» Problem requirements
Drop the pictures, then extract the listing word for word.

— start —

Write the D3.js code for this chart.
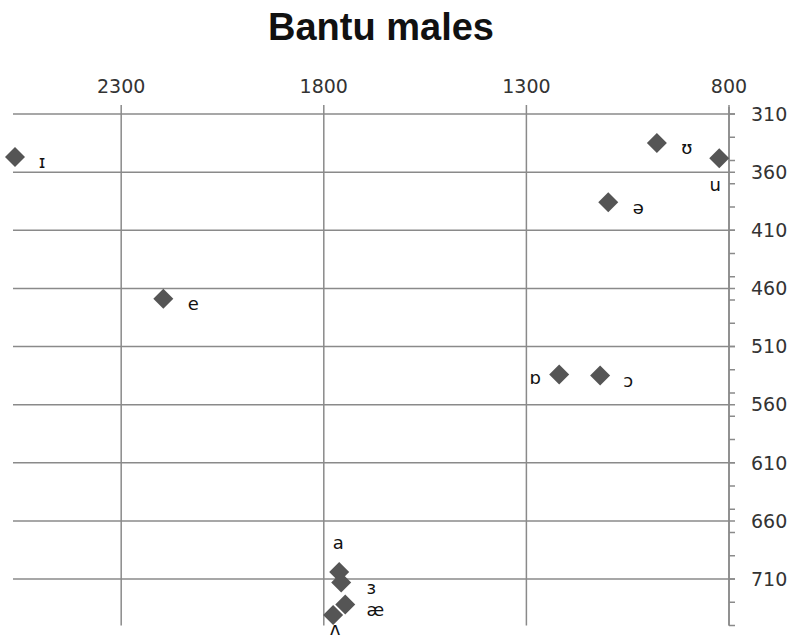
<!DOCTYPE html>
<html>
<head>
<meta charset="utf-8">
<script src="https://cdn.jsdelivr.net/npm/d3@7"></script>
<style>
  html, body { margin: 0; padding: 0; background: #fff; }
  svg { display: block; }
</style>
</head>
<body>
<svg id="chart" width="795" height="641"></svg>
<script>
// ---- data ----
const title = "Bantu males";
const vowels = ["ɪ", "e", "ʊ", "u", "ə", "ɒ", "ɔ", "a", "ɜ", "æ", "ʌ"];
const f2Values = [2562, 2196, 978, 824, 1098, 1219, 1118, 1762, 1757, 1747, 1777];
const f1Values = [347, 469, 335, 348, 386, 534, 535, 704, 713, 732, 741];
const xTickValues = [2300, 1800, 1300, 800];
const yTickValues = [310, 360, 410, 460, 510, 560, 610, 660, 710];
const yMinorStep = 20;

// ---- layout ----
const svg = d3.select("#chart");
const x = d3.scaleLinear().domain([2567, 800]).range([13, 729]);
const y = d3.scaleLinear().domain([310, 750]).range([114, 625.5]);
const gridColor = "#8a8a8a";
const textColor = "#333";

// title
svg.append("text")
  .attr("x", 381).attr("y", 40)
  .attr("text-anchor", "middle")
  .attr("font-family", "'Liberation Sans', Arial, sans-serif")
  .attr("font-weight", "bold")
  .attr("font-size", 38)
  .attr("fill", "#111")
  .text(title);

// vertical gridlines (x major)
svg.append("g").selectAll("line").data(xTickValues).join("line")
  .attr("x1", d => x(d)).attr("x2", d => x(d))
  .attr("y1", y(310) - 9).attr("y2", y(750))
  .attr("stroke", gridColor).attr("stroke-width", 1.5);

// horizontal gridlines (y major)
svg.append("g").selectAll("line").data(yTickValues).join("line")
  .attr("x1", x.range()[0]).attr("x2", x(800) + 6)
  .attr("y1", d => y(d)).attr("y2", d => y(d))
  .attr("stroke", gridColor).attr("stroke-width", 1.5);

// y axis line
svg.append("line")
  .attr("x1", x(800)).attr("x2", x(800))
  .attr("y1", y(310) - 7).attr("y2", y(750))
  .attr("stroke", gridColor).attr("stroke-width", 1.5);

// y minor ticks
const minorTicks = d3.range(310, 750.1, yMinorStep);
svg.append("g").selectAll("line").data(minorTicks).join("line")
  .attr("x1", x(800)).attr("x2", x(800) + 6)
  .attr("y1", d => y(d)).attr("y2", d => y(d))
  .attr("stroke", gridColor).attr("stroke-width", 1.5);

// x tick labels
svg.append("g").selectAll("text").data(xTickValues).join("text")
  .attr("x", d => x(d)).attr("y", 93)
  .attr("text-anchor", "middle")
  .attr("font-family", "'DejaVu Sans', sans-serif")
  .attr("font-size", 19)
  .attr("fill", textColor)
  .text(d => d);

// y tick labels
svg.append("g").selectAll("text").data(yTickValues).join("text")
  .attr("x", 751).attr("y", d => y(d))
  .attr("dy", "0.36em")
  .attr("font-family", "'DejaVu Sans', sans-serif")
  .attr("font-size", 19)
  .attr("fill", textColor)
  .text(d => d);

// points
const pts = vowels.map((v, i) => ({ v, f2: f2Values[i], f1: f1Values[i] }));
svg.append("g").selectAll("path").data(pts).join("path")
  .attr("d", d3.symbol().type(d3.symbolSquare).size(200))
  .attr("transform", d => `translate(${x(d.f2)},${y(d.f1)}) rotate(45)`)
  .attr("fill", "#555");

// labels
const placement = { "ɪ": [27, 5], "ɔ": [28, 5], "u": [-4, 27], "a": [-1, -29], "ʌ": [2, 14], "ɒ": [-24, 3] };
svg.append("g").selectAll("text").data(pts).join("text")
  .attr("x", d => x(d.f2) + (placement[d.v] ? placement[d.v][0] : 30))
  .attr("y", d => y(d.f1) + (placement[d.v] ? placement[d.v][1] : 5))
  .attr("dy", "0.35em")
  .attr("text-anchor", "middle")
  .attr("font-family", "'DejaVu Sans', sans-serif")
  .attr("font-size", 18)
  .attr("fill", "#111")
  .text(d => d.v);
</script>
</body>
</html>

— end —

» Correct output
Write the D3.js code for this chart.
<!DOCTYPE html>
<html>
<head>
<meta charset="utf-8">
<script src="https://cdn.jsdelivr.net/npm/d3@7"></script>
<style>
  html, body { margin: 0; padding: 0; background: #fff; }
  svg { display: block; }
</style>
</head>
<body>
<svg id="chart" width="795" height="641"></svg>
<script>
// ---- data ----
const title = "Bantu males";
const vowels = ["ɪ", "e", "ʊ", "u", "ə", "ɒ", "ɔ", "a", "ɜ", "æ", "ʌ"];
const f2Values = [2562, 2196, 978, 824, 1098, 1219, 1118, 1762, 1757, 1747, 1777];
const f1Values = [347, 469, 335, 348, 386, 534, 535, 704, 713, 732, 741];
const xTickValues = [2300, 1800, 1300, 800];
const yTickValues = [310, 360, 410, 460, 510, 560, 610, 660, 710];
const yMinorStep = 20;

// ---- layout ----
const svg = d3.select("#chart");
const x = d3.scaleLinear().domain([2567, 800]).range([13, 729]);
const y = d3.scaleLinear().domain([310, 750]).range([114, 625.5]);
const gridColor = "#8a8a8a";
const textColor = "#333";

// title
svg.append("text")
  .attr("x", 381).attr("y", 40)
  .attr("text-anchor", "middle")
  .attr("font-family", "'Liberation Sans', Arial, sans-serif")
  .attr("font-weight", "bold")
  .attr("font-size", 38)
  .attr("fill", "#111")
  .text(title);

// vertical gridlines (x major)
svg.append("g").selectAll("line").data(xTickValues).join("line")
  .attr("x1", d => x(d)).attr("x2", d => x(d))
  .attr("y1", y(310) - 9).attr("y2", y(750))
  .attr("stroke", gridColor).attr("stroke-width", 1.5);

// horizontal gridlines (y major)
svg.append("g").selectAll("line").data(yTickValues).join("line")
  .attr("x1", x.range()[0]).attr("x2", x(800) + 6)
  .attr("y1", d => y(d)).attr("y2", d => y(d))
  .attr("stroke", gridColor).attr("stroke-width", 1.5);

// y axis line
svg.append("line")
  .attr("x1", x(800)).attr("x2", x(800))
  .attr("y1", y(310) - 7).attr("y2", y(750))
  .attr("stroke", gridColor).attr("stroke-width", 1.5);

// y minor ticks
const minorTicks = d3.range(310, 750.1, yMinorStep);
svg.append("g").selectAll("line").data(minorTicks).join("line")
  .attr("x1", x(800)).attr("x2", x(800) + 6)
  .attr("y1", d => y(d)).attr("y2", d => y(d))
  .attr("stroke", gridColor).attr("stroke-width", 1.5);

// x tick labels
svg.append("g").selectAll("text").data(xTickValues).join("text")
  .attr("x", d => x(d)).attr("y", 93)
  .attr("text-anchor", "middle")
  .attr("font-family", "'DejaVu Sans', sans-serif")
  .attr("font-size", 19)
  .attr("fill", textColor)
  .text(d => d);

// y tick labels
svg.append("g").selectAll("text").data(yTickValues).join("text")
  .attr("x", 751).attr("y", d => y(d))
  .attr("dy", "0.36em")
  .attr("font-family", "'DejaVu Sans', sans-serif")
  .attr("font-size", 19)
  .attr("fill", textColor)
  .text(d => d);

// points
const pts = vowels.map((v, i) => ({ v, f2: f2Values[i], f1: f1Values[i] }));
svg.append("g").selectAll("path").data(pts).join("path")
  .attr("d", d3.symbol().type(d3.symbolSquare).size(200))
  .attr("transform", d => `translate(${x(d.f2)},${y(d.f1)}) rotate(45)`)
  .attr("fill", "#555");

// labels
const placement = { "ɪ": [27, 5], "ɔ": [28, 5], "u": [-4, 27], "a": [-1, -29], "ʌ": [2, 14], "ɒ": [-24, 3] };
svg.append("g").selectAll("text").data(pts).join("text")
  .attr("x", d => x(d.f2) + (placement[d.v] ? placement[d.v][0] : 30))
  .attr("y", d => y(d.f1) + (placement[d.v] ? placement[d.v][1] : 5))
  .attr("dy", "0.35em")
  .attr("text-anchor", "middle")
  .attr("font-family", "'DejaVu Sans', sans-serif")
  .attr("font-size", 18)
  .attr("fill", "#111")
  .text(d => d.v);
</script>
</body>
</html>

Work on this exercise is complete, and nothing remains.